A recent stay at the Hyatt Regency in Jersey City involved a visit to the roof to meet with the new guests in the Penthouse, well all 140,000 of them to be exact.
One of the things I like about being a travel journalist is that I get to do things I wouldn’t normally do, such as sit in the cockpit of Concorde in the morning and well, stand just a foot away from a bee hive with bees flying all around me in the evening with no protective clothing on!
Back in April the Hyatt Regency decided that they would play their part in a state-wide agricultural effort to increase pollination across New Jersey and install a bee hive on their roof with 32,000 bees. That soon increased to a second bee hive and today there are some 140,000 bees (70,000 per hive) producing enough honey to feed guests at breakfast and in the menus at the hotel’s signature restaurant ‘Vu’.
Executive Chef Cathy Kearney has really embraced this new project and her passion and enthusiasm was very evident when we were on the roof with the bees. She explained that so long as we don’t interfere with the bees you can get very close to the hives without fear of being stung. Bees will only sting you as a last resort if they perceive you to be a threat. Cathy was even letting the odd stray bee climb on her hand and they seemed quite content.
But it’s not just Cathy and her team that have embraced this project, all the staff have given their input, in particular the engineering team who even painted the generator yellow and black to make it look like a bee!
What I didn’t realise is that honeybees are in fact the New Jersey state insect and that these new hotel residents will actually help pollinate a wide area around the hotel, including nearby farmlands. Crops such as apples, blueberries and cranberries actually depend upon honeybee pollination.

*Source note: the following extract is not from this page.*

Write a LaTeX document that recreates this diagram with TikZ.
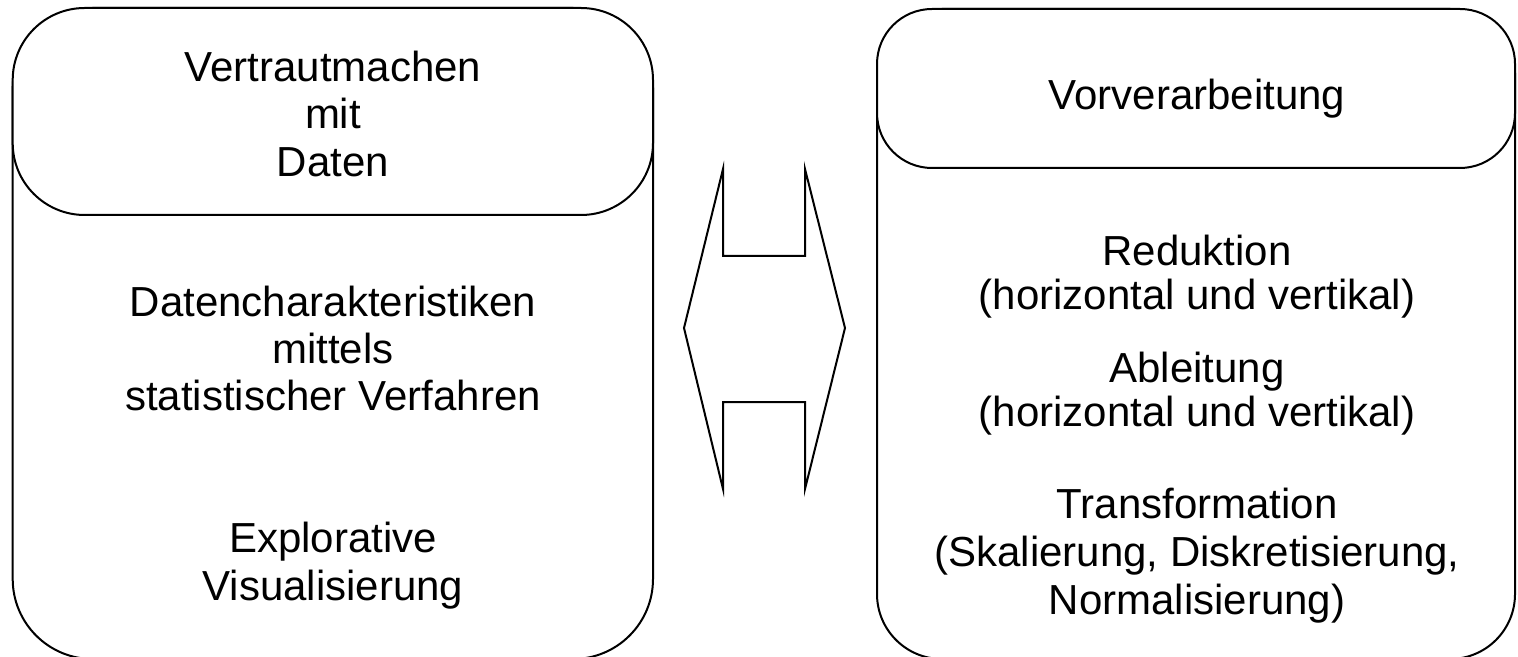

The next morning Cathy joined us for breakfast and kindly ensured there was a fresh honey comb on display so I could see it in its full glory and take a few photographs. Cathy then explained that in the early season around June time, the honey tends to be light and clear, whilst mid-season, towards the end of July, when more flowers are in bloom, the honey is still clear but darker.
A lot of the produce served in ‘Vu’ is locally sourced and Cathy is always keen to meet the farmers who supply the hotel. For example the eggs are all free range. As a result the hotel tries to promote sustainable living wherever possible.
I should just add a final note to say that Cathy and her team are not the ones who actually extract the honey combs from the hives! The hives are expertly looked after and maintained by Joe Lelinho of Hilltop Honey, although I have to say that I was very impressed with Cathy’s knowledge of the bees and I came away feeling more educated as a result.